Cost of Living in Hong Kong

Posted: Jul 15 2016Last Updated: Jul 15 2016
15 July 2016 - Asia’s world city comes at a hefty price. Ranked consistently among the highest in the world, Hong Kong’s cost of living is important to take into account when deciding on whether to move to the city. The most salient factor is the cost of housing. Ranked first in 2016 as the most unaffordable, the prospect of finding “a home away from home” is a process which brokers great consideration. 
Despite this, Hong Kong remains an attractive destination for expatriates worldwide due to its vibrant culture and economic prospects. Our guide to the cost of living in Hong Kong aims to provide a rough overview of what expenses you will incur when living here. With this estimate in mind we hope that your budget will be able to accommodate all necessary items for Hong Kong living.

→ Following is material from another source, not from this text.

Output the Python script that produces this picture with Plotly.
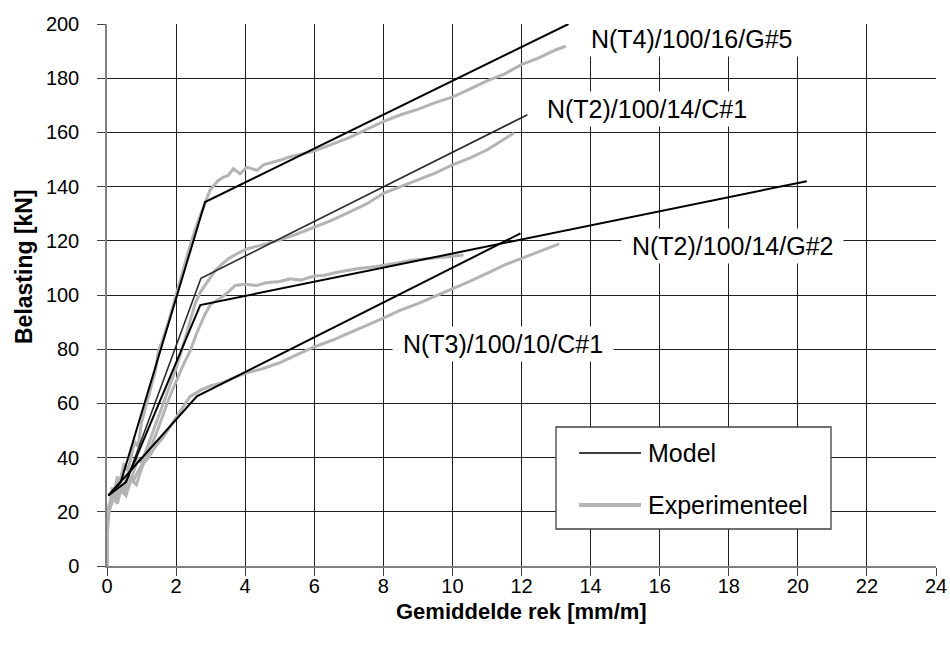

By far the greatest cost, property prices in Hong Kong can easily consume a family’s overall budget, no matter if you plan to buy or rent an apartment. This is in large fact due to the high population density and lack of available land. This general shortage of land inflates housing prices which in desirable locales such as Mid-levels and Repulse Bay, makes for a 3 bedroom rental of HKD40K+ not uncommon. That being said, your rental expenses are tied to where you want to live. Though certain districts are more popular due to the availability of good schools within their catchment area, those more concerned with minimizing costs, can look at options outside of Hong Kong Island.
New Territories and Kowloon districts make for generous cost savings in terms of rentals. Using a 3 bedroom apartment as the standard, prices can be HKD15K lower compared to its equivalent in the city center. Yet for those who insist on harnessing the convenience of city center living, flat sharing is always a viable option to reduce housing costs.
Public Transport

In terms of private car ownership, Hong Kong consistently ranks lower than the international average. Hong Kong Island’s robust transportation network sidelines the need for private transport. In fact, not opting for private car ownership can lead to large cost savings. 
With high gas prices, parking and annual fees for license renewal amounting to over HKD10K, the comparable low costs of public transport are often a more favorable choice. With fares as low as HKD4.40, the Hong Kong MTR and buses are cheap by international standards. 
Due to import costs, food and consumer goods can be more expensive compared to prices overseas. Though going ‘local’ in terms of produce does yield significant savings, for those used to international brands and products, pricing in Hong Kong will seem inflated.
Dining out is cheaper than in New York or London since most restaurants levy a fixed service charge and the tipping culture is fairly non-existent. What is more pressing though is healthcare and school tuition. With annual tuition fees amounting to HKD200K for some international schools, this could take up a significant portion of a family’s budget allowance. In terms of healthcare costs, though public service providers are available, those looking to opt for private healthcare will have to contribute to a private healthcare insurance plan which will add to monthly expenses.